= 1950 DDR-Oberliga (ice hockey) season =

East German ice hockey season

The 1950 East German Championship season was the second season of ice hockey in East Germany. It was contested in 1950 as part of the first Winter Sports Championship.
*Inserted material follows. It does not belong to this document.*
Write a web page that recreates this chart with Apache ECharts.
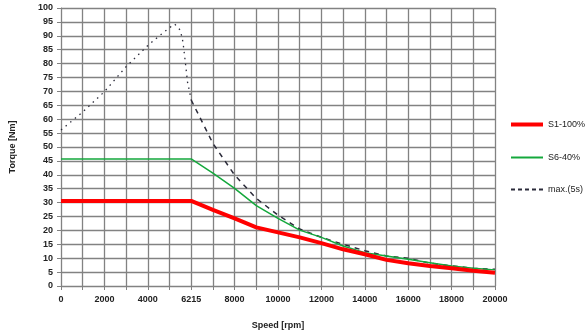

Six teams participated in the tournament, and SG Frankenhausen won the championship.
==First round==

| SG Frankenhausen - KWU Erfurt | 5:4 |
| Kristall Weißwasser - Textil Crimmitschau | 7:3 |
| Empor Berlin - SG Schierke | 17:1 |

==Final round==

| Pl. | Team | GP | W | T | L | Goals | Pts |
|---|---|---|---|---|---|---|---|
| 1. | SG Frankenhausen | 2 | 2 | 0 | 0 | 11:5 | 4 |
| 2. | BSG Empor Berlin | 2 | 1 | 0 | 1 | 6:8 | 2 |
| 3. | BSG Kristall Weißwasser | 2 | 0 | 0 | 2 | 8:12 | 0 |

==4th-6th place==

| Pl. | Team | GP | W | T | L | Goals | Puts |
|---|---|---|---|---|---|---|---|
| 4. | BSG Textil Crimmitschau | 2 | 2 | 0 | 0 | 20:5 | 4 |
| 5. | BSG KWU Erfurt | 1^{1} | 0 | 0 | 1 | 4:9 | 0 |
| 6. | SG Schierke | 1^{1} | 0 | 0 | 1 | 1:11 | 0 |

^{1}Game between SG Schierke and BSG KWU Erfurt was not contested.